Daha enteresanı... İsrailli pilotlar,
geminin Liberty olduğunu belirtiyor, vur emri alıyor, bu telsiz konuşmaları ABD Beyrut Büyükelçiliği tarafından kaydediliyor, ABD eski Lübnan Büyükelçisi Dwight Porter tarafından 1991’de itiraf ediliyordu. Buna rağmen, soruşturulmadı iyi mi... ABD Kongresi tarafından soruşturması açılmayan tek olay olarak tarihe geçti.
Diyeceksiniz ki, ee-e?
E’si şu...
Akdeniz’e it dalaşı’na gönderiyoruz, denizaltı filan gönderiyoruz ama,
vururlarsa n’apacağız?
“Cevabını misliyle veririz”
diyenlere, yukardaki satırları tekrar okumalarını öneririm... Özellikle de, yiğitlerimizi vuruşmaya gönderirken
tatilde bulunan TBMMilletvekillerimize.
Ve, sonuna kadar gelmişken, zahmet edip, aşağıdaki satırları da okumalarını rica ederim.

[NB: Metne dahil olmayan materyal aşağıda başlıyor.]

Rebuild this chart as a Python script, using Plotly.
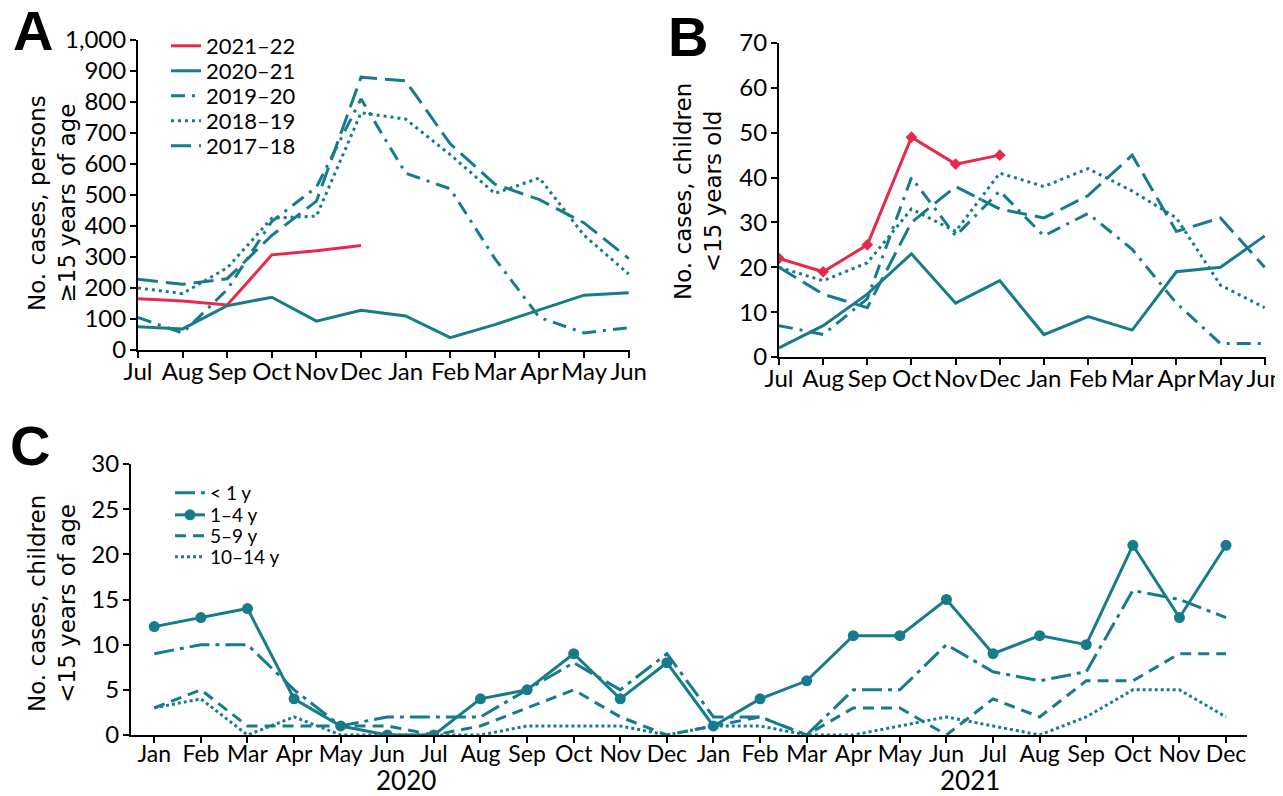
import plotly.graph_objects as go

# ---------------- data ----------------
season_months = ["Jul", "Aug", "Sep", "Oct", "Nov", "Dec", "Jan", "Feb", "Mar", "Apr", "May", "Jun"]
season_names = ["2021\u201322", "2020\u201321", "2019\u201320", "2018\u201319", "2017\u201318"]

# Panel A: persons >=15 years of age
a_2021_22 = [165, 158, 145, 307, 320, 337]
a_2020_21 = [75, 68, 143, 170, 93, 128, 110, 40, 82, 130, 177, 185]
a_2019_20 = [105, 55, 195, 415, 525, 810, 570, 520, 295, 105, 55, 72]
a_2018_19 = [200, 182, 265, 425, 432, 765, 745, 630, 505, 555, 370, 245]
a_2017_18 = [228, 212, 230, 370, 480, 880, 868, 665, 535, 485, 410, 295]

# Panel B: children <15 years old
b_2021_22 = [22, 19, 25, 49, 43, 45]
b_2020_21 = [2, 7, 14, 23, 12, 17, 5, 9, 6, 19, 20, 27]
b_2019_20 = [7, 5, 13, 40, 27, 37, 27, 32, 24, 12, 3, 3]
b_2018_19 = [20, 17, 21, 33, 28, 41, 38, 42, 37, 31, 16, 11]
b_2017_18 = [20, 14, 11, 30, 38, 33, 31, 36, 45, 28, 31, 20]

# Panel C: children by age group, Jan 2020 - Dec 2021
c_months = ["Jan", "Feb", "Mar", "Apr", "May", "Jun", "Jul", "Aug", "Sep", "Oct", "Nov", "Dec"] * 2
c_years = ["2020", "2021"]
age_names = ["< 1 y", "1\u20134 y", "5\u20139 y", "10\u201314 y"]
c_lt1 = [9, 10, 10, 5, 1, 2, 2, 2, 5, 8, 5, 9, 2, 2, 0, 5, 5, 10, 7, 6, 7, 16, 15, 13]
c_1to4 = [12, 13, 14, 4, 1, 0, 0, 4, 5, 9, 4, 8, 1, 4, 6, 11, 11, 15, 9, 11, 10, 21, 13, 21]
c_5to9 = [3, 5, 1, 1, 1, 1, 0, 1, 3, 5, 2, 0, 1, 2, 0, 3, 3, 0, 4, 2, 6, 6, 9, 9]
c_10to14 = [3, 4, 0, 2, 0, 0, 0, 0, 1, 1, 1, 0, 1, 1, 0, 0, 1, 2, 1, 0, 2, 5, 5, 2]

# ---------------- styles ----------------
TEAL = "#167b8b"
RED = "#e8294c"
OFF = 8                      # page body margin of the browser
W, H = 1283 - OFF, 796 - OFF
LW = 3
dash_styles = {
    "solid": "solid",
    "dashdot": "14px,7px,3px,7px",
    "dot": "3px,4px",
    "longdash": "20px,8px",
}
age_dashes = ["20px,6px,4px,6px", "solid", "11px,7px", "3px,3px"]

TICKFONT = dict(family="Lato, Open Sans, sans-serif", size=24, color="black")
TITLEFONT = dict(family="DejaVu Sans, Verdana, sans-serif", size=23, color="black")
LETTERFONT = dict(family="Liberation Sans, Arial, sans-serif", size=56, color="black")


def px_x(p):
    return (p - OFF) / W


def px_y(p):
    return 1 - (p - OFF) / H


fig = go.Figure()
xs = list(range(len(season_months)))

# one legend per entry so the entry spacing can follow the reference
legend_ids = ["legend", "legend2", "legend3", "legend4", "legend5",
              "legend6", "legend7", "legend8", "legend9"]

# Panel A
a_series = [a_2021_22, a_2020_21, a_2019_20, a_2018_19, a_2017_18]
a_colors = [RED, TEAL, TEAL, TEAL, TEAL]
a_dash = [dash_styles["solid"], dash_styles["solid"], dash_styles["dashdot"], dash_styles["dot"], dash_styles["longdash"]]
for i, (name, vals, col, d) in enumerate(zip(season_names, a_series, a_colors, a_dash)):
    fig.add_trace(go.Scatter(x=xs[:len(vals)], y=vals, mode="lines", name=name,
                             line=dict(color=col, width=LW, dash=d),
                             xaxis="x", yaxis="y", legend=legend_ids[i]))

# Panel B
b_series = [b_2021_22, b_2020_21, b_2019_20, b_2018_19, b_2017_18]
for i, (name, vals, col, d) in enumerate(zip(season_names, b_series, a_colors, a_dash)):
    fig.add_trace(go.Scatter(x=xs[:len(vals)], y=vals,
                             mode="lines+markers" if i == 0 else "lines",
                             name=name, showlegend=False,
                             marker=dict(symbol="diamond", size=9, color=col),
                             line=dict(color=col, width=LW, dash=d),
                             xaxis="x2", yaxis="y2"))

# Panel C
cx = list(range(len(c_months)))
c_series = [c_lt1, c_1to4, c_5to9, c_10to14]
for i, (name, vals, d) in enumerate(zip(age_names, c_series, age_dashes)):
    fig.add_trace(go.Scatter(x=cx, y=vals,
                             mode="lines+markers" if i == 1 else "lines",
                             name=name, legend=legend_ids[5 + i],
                             marker=dict(symbol="circle", size=11, color=TEAL),
                             line=dict(color=TEAL, width=LW, dash=d),
                             xaxis="x3", yaxis="y3"))

axis_common = dict(showline=True, linecolor="black", linewidth=2, ticks="outside",
                   ticklen=6, tickwidth=1.5, tickcolor="black", showgrid=False,
                   zeroline=False, tickfont=TICKFONT, automargin=False, tickangle=0,
                   ticklabeloverflow="allow")
xtick_extra = dict(ticklabelstandoff=-7)
ytick_extra = dict(ticklabelstandoff=-1)

layout = dict(
    width=W, height=H,
    margin=dict(l=0, r=0, t=0, b=0, autoexpand=False),
    paper_bgcolor="white", plot_bgcolor="white",
    xaxis=dict(axis_common, **xtick_extra, domain=[px_x(138), px_x(630)], range=[0, 11.03],
               tickvals=xs, ticktext=season_months, anchor="y"),
    yaxis=dict(axis_common, **ytick_extra, domain=[px_y(350), px_y(40)], range=[0, 1000],
               tickvals=list(range(0, 1001, 100)), tickformat=",d", anchor="x"),
    xaxis2=dict(axis_common, **xtick_extra, domain=[px_x(779), px_x(1266)], range=[0, 11.03],
                tickvals=xs, ticktext=season_months, anchor="y2"),
    yaxis2=dict(axis_common, **ytick_extra, domain=[px_y(357), px_y(43)], range=[0, 70],
                tickvals=list(range(0, 71, 10)), anchor="x2"),
    xaxis3=dict(axis_common, ticklabelstandoff=-9, domain=[px_x(131), px_x(1247)], range=[-0.5, 23.45],
                tickvals=cx, ticktext=c_months, anchor="y3",
                tickfont=dict(TICKFONT, size=23)),
    yaxis3=dict(axis_common, **ytick_extra, domain=[px_y(735), px_y(464)], range=[0, 30],
                tickvals=list(range(0, 31, 5)), anchor="x3"),
    showlegend=True,
)

# legend entries: centres in reference pixels
legA_y = [46, 71, 96, 121, 146]
legC_y = [493, 515, 536, 557]
for i, yy in enumerate(legA_y):
    layout[legend_ids[i]] = dict(x=px_x(166), y=px_y(yy), xanchor="left", yanchor="middle",
                                 bgcolor="rgba(0,0,0,0)", borderwidth=0,
                                 font=dict(family="Lato, sans-serif", size=22, color="black"),
                                 itemwidth=30)
for i, yy in enumerate(legC_y):
    layout[legend_ids[5 + i]] = dict(x=px_x(170), y=px_y(yy), xanchor="left", yanchor="middle",
                                     bgcolor="rgba(0,0,0,0)", borderwidth=0,
                                     font=dict(family="Lato, sans-serif", size=19, color="black"),
                                     itemwidth=30)
fig.update_layout(**layout)

annotations = [
    # panel letters
    dict(text="<b>A</b>", x=px_x(11), y=px_y(-3), xanchor="left", yanchor="top", font=LETTERFONT),
    dict(text="<b>B</b>", x=px_x(666), y=px_y(3), xanchor="left", yanchor="top", font=LETTERFONT),
    dict(text="<b>C</b>", x=px_x(8), y=px_y(412), xanchor="left", yanchor="top", font=LETTERFONT),
    # axis titles
    dict(text="No. cases, persons<br>\u226515 years of age", x=px_x(52), y=px_y(203),
         textangle=-90, font=TITLEFONT, xanchor="center", yanchor="middle"),
    dict(text="No. cases, children<br><15 years old", x=px_x(698), y=px_y(192),
         textangle=-90, font=TITLEFONT, xanchor="center", yanchor="middle"),
    dict(text="No. cases, children<br><15 years of age", x=px_x(52), y=px_y(604),
         textangle=-90, font=TITLEFONT, xanchor="center", yanchor="middle"),
    # year labels
    dict(text=c_years[0], x=5.4, y=px_y(780), xref="x3", yanchor="middle", xanchor="center",
         font=dict(family="Lato, sans-serif", size=26, color="black")),
    dict(text=c_years[1], x=17.5, y=px_y(780), xref="x3", yanchor="middle", xanchor="center",
         font=dict(family="Lato, sans-serif", size=26, color="black")),
]
for a in annotations:
    a.setdefault("xref", "paper")
    a.setdefault("yref", "paper")
    a["showarrow"] = False
fig.update_layout(annotations=annotations)

fig.write_html("out.html")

“Bak sevgilim... Al şu noter vekâletini, maaşımı şöyle çekeceksin, şuraya şuraya taksidimiz var, unutma, mecbur kalırsan otomobili şu şekilde satacaksın” diye tembihliyordu eşlerine, vedalaşırken subaylarımız... Ki, oralardayken, buralarda tutuklanma ihtimalleri yüksek.